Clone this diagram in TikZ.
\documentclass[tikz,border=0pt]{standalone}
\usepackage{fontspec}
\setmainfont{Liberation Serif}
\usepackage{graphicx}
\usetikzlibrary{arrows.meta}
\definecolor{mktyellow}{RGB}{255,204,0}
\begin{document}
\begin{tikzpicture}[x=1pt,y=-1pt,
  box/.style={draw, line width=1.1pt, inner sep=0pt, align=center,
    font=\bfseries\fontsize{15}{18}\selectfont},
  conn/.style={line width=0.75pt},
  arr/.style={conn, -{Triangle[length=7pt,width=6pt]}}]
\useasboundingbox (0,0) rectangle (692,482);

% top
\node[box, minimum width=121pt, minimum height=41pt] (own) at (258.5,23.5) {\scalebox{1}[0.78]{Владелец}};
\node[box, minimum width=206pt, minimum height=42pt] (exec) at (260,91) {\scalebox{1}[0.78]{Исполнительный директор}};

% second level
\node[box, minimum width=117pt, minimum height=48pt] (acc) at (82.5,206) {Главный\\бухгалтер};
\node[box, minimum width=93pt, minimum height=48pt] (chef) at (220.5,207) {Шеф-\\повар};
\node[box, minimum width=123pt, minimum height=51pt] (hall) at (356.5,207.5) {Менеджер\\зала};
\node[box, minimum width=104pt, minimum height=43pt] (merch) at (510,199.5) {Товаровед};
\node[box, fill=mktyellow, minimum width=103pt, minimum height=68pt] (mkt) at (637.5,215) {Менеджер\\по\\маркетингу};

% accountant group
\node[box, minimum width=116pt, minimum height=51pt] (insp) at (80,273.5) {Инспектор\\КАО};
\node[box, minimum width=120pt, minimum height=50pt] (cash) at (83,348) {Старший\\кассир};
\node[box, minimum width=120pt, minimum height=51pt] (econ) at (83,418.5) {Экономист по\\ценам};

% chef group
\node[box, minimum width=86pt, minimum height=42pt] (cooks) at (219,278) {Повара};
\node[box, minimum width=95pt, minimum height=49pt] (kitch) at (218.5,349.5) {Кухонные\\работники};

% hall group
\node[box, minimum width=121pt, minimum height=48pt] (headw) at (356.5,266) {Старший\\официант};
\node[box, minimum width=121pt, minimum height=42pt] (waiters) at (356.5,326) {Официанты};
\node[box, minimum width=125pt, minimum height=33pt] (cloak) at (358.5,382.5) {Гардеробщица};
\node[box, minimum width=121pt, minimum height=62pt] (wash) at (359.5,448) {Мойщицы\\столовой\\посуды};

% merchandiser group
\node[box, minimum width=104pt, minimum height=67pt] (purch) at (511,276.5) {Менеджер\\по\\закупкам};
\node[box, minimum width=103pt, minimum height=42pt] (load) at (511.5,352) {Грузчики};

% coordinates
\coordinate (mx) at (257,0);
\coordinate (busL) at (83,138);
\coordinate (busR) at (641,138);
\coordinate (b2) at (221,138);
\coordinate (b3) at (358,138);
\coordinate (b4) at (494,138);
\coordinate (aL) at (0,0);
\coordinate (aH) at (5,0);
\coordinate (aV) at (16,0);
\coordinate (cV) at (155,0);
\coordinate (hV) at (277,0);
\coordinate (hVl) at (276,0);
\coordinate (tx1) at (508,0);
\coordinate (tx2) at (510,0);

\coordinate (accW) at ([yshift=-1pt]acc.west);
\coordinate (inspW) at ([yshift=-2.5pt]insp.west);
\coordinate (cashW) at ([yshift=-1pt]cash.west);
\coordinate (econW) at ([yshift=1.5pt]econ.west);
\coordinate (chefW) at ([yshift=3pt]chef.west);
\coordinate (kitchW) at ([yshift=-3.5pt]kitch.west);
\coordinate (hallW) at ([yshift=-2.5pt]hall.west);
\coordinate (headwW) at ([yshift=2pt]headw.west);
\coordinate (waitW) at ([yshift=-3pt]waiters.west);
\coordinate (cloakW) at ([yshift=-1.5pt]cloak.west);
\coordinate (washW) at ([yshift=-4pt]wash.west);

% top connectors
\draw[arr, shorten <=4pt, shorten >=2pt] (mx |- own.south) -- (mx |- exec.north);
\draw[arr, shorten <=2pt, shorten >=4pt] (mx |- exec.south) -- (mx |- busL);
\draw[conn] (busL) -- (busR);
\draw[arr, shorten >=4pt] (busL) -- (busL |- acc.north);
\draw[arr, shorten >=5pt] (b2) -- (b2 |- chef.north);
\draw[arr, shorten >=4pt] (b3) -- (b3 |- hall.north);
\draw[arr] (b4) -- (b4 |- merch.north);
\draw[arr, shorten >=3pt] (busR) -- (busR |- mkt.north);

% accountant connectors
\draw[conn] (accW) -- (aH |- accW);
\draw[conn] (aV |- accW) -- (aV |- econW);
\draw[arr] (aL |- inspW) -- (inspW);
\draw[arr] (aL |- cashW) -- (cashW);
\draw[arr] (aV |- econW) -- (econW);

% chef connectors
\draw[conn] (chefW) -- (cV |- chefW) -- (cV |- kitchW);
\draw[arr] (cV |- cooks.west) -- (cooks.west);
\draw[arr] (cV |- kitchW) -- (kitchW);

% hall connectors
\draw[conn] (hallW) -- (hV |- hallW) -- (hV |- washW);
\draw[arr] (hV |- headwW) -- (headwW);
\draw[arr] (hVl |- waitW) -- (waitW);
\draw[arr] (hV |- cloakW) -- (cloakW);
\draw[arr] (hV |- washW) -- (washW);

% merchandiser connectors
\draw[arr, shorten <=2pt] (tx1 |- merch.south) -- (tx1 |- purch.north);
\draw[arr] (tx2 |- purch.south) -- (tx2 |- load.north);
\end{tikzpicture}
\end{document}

####

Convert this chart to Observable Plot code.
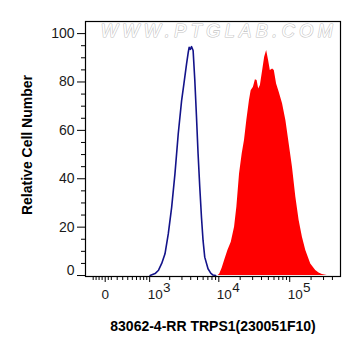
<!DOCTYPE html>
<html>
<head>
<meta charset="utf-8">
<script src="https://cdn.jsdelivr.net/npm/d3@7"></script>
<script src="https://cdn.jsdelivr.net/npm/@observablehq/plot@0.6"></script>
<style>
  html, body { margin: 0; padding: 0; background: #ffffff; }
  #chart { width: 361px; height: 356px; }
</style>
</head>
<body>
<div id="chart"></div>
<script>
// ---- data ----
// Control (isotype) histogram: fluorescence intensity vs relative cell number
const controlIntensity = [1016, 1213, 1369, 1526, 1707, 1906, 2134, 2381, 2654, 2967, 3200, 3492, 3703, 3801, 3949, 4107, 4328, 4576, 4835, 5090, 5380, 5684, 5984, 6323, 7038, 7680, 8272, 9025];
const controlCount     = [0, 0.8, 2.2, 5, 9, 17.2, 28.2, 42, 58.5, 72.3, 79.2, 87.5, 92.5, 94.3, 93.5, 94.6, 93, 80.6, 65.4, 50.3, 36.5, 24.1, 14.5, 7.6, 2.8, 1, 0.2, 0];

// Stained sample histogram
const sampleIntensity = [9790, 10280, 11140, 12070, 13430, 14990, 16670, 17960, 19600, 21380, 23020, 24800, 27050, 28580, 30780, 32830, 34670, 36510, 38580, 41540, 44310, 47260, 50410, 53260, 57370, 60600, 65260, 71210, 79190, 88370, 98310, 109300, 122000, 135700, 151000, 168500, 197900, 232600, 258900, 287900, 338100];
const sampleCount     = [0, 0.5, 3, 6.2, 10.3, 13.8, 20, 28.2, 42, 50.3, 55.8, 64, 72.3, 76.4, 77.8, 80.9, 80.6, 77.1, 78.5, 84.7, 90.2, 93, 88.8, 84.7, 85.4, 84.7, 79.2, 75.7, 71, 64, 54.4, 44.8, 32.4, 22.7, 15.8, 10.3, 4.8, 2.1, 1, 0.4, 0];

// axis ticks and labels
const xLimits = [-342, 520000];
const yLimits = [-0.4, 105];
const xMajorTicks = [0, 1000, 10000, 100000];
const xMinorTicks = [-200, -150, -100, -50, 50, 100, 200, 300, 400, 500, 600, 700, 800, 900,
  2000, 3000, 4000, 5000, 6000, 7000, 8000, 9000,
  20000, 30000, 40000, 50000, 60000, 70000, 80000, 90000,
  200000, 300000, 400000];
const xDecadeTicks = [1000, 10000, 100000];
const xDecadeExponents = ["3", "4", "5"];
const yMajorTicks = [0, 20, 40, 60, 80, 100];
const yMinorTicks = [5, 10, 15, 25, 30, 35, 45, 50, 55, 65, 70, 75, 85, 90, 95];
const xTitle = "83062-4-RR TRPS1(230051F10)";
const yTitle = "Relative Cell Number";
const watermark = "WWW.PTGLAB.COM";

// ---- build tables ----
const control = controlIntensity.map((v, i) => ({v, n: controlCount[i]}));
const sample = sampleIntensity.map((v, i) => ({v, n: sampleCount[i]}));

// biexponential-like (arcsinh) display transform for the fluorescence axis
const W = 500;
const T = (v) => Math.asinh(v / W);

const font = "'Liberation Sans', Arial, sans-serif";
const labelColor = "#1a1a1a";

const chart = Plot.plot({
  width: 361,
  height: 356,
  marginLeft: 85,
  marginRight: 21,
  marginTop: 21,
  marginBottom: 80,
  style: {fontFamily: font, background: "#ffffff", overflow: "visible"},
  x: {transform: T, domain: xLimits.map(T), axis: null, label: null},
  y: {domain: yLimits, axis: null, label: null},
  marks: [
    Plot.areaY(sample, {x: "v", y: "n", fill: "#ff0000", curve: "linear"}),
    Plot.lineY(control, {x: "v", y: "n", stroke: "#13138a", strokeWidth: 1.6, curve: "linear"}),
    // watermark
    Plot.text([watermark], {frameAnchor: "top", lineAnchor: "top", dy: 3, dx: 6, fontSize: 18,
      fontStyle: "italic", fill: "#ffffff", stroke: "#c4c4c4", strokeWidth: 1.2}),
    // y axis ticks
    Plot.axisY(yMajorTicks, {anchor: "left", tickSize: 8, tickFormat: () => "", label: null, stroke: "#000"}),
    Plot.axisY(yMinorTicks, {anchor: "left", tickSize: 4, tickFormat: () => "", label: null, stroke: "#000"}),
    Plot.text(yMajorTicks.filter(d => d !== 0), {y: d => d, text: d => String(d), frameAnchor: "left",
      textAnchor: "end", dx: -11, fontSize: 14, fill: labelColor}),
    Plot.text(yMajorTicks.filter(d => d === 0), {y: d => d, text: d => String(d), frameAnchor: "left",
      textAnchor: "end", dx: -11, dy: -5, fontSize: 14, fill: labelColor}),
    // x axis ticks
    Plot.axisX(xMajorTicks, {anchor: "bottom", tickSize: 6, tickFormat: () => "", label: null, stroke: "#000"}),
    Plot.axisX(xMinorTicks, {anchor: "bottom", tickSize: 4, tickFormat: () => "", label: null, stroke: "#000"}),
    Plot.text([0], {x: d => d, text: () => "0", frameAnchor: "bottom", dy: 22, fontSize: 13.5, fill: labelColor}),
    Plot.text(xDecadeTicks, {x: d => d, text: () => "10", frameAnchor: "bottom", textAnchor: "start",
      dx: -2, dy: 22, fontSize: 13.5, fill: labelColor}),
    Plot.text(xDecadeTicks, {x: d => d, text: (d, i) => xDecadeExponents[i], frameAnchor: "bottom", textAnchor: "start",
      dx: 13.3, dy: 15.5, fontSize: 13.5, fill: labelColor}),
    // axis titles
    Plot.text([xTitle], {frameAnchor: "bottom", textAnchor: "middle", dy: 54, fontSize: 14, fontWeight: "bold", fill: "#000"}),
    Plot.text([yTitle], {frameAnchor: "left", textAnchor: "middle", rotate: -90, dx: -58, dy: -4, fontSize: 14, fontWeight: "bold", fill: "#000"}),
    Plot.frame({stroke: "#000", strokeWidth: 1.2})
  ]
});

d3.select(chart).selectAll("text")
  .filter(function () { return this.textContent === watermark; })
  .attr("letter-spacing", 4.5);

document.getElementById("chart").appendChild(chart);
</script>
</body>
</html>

####

■ GIVEN TASK ■
Extract the stretch of lines that begins at the line with "Convert this chart to Observable Plot code." and ends at the line with "2.8, 1, 0.2, 0];", inclusive. Omit every picture.

■ COMPLETE RESPONSE ■
Convert this chart to Observable Plot code.
<!DOCTYPE html>
<html>
<head>
<meta charset="utf-8">
<script src="https://cdn.jsdelivr.net/npm/d3@7"></script>
<script src="https://cdn.jsdelivr.net/npm/@observablehq/plot@0.6"></script>
<style>
  html, body { margin: 0; padding: 0; background: #ffffff; }
  #chart { width: 361px; height: 356px; }
</style>
</head>
<body>
<div id="chart"></div>
<script>
// ---- data ----
// Control (isotype) histogram: fluorescence intensity vs relative cell number
const controlIntensity = [1016, 1213, 1369, 1526, 1707, 1906, 2134, 2381, 2654, 2967, 3200, 3492, 3703, 3801, 3949, 4107, 4328, 4576, 4835, 5090, 5380, 5684, 5984, 6323, 7038, 7680, 8272, 9025];
const controlCount     = [0, 0.8, 2.2, 5, 9, 17.2, 28.2, 42, 58.5, 72.3, 79.2, 87.5, 92.5, 94.3, 93.5, 94.6, 93, 80.6, 65.4, 50.3, 36.5, 24.1, 14.5, 7.6, 2.8, 1, 0.2, 0];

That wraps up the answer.